== COLLECTED MATERIAL ==
>>>>

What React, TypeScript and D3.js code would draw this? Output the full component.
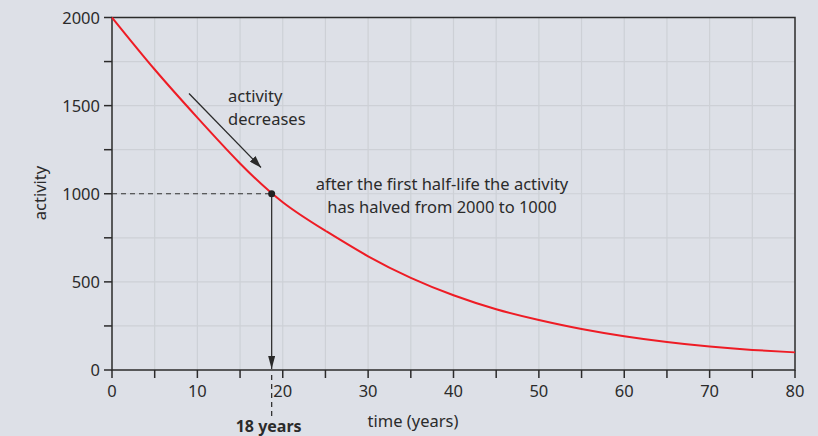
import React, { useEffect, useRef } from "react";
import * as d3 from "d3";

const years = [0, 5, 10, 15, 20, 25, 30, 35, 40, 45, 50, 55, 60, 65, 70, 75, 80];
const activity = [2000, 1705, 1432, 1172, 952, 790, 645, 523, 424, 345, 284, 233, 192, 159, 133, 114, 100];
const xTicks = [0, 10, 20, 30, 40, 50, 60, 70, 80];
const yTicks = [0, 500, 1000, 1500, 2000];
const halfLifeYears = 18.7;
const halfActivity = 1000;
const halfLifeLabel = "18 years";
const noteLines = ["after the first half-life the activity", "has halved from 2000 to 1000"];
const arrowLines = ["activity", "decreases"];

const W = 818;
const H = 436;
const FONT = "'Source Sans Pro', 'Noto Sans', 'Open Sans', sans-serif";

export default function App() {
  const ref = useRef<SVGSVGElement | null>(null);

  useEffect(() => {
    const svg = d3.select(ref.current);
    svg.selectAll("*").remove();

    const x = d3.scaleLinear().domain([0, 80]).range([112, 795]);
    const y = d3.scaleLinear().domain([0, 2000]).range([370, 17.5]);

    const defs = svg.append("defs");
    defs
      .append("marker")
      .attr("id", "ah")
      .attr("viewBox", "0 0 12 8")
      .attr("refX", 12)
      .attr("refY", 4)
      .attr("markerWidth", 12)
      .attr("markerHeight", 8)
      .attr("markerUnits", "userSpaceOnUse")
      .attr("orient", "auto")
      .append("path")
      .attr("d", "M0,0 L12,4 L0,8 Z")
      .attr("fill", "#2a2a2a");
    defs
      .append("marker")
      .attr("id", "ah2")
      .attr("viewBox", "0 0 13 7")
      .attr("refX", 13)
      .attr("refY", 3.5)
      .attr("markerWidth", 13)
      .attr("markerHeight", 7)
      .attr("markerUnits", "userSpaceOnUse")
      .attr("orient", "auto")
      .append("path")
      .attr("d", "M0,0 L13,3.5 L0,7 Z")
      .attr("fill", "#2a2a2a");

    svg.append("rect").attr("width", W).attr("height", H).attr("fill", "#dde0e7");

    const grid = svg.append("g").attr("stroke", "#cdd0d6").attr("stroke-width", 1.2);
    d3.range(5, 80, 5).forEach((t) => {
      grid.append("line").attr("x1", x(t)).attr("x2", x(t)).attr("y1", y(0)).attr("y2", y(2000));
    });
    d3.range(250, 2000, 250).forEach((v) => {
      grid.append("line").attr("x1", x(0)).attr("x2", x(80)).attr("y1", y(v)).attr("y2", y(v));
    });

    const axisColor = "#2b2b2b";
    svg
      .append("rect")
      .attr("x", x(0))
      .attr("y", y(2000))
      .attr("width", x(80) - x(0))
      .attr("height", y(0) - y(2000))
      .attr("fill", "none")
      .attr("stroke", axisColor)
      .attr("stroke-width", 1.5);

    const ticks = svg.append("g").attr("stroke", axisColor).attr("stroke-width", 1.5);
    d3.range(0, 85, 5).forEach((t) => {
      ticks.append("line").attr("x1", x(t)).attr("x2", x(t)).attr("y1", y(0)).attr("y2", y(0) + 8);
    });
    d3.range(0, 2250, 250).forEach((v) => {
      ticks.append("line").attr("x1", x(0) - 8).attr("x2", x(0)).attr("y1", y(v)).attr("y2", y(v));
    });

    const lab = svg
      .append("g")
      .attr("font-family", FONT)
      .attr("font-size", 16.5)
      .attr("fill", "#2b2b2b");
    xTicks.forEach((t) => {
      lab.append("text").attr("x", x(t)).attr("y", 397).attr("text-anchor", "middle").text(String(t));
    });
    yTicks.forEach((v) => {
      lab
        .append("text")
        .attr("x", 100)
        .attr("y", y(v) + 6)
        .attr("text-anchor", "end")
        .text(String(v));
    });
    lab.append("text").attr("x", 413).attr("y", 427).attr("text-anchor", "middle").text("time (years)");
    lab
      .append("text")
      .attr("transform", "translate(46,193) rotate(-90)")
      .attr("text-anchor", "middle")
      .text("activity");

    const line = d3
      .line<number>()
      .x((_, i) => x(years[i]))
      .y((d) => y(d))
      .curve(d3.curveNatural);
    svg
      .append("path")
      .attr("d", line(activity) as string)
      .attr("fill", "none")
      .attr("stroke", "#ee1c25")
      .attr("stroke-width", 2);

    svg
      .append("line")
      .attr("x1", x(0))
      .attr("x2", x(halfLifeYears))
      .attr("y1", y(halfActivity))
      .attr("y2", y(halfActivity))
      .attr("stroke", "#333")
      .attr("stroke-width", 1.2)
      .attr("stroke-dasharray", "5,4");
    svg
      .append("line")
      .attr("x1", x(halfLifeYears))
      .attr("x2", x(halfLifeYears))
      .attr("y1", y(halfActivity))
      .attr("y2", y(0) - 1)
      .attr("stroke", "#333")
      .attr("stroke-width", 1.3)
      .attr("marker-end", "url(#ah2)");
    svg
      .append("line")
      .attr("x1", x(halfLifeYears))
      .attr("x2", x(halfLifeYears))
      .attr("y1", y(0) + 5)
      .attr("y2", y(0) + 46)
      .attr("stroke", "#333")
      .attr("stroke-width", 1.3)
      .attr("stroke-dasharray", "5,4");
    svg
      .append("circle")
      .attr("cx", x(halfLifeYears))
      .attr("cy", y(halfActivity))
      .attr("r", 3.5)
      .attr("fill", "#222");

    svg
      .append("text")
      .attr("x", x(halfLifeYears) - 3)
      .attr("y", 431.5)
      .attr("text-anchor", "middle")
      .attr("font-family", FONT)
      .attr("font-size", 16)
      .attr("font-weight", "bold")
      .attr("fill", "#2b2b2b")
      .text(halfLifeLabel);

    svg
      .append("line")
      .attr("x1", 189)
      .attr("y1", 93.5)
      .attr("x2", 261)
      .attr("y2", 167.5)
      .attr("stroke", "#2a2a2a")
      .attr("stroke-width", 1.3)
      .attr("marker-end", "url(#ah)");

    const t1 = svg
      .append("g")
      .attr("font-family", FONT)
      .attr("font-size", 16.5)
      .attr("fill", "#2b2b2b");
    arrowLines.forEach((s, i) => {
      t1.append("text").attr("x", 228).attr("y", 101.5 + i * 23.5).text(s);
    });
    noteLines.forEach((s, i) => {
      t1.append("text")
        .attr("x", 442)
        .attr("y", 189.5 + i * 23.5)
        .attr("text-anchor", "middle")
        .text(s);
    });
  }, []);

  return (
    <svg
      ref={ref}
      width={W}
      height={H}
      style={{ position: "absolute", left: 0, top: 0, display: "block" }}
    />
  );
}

<<<<

In the lines above, locate the string "React". Copy every line where it occurs.

== TASK RESPONSE ==
What React, TypeScript and D3.js code would draw this? Output the full component.
import React, { useEffect, useRef } from "react";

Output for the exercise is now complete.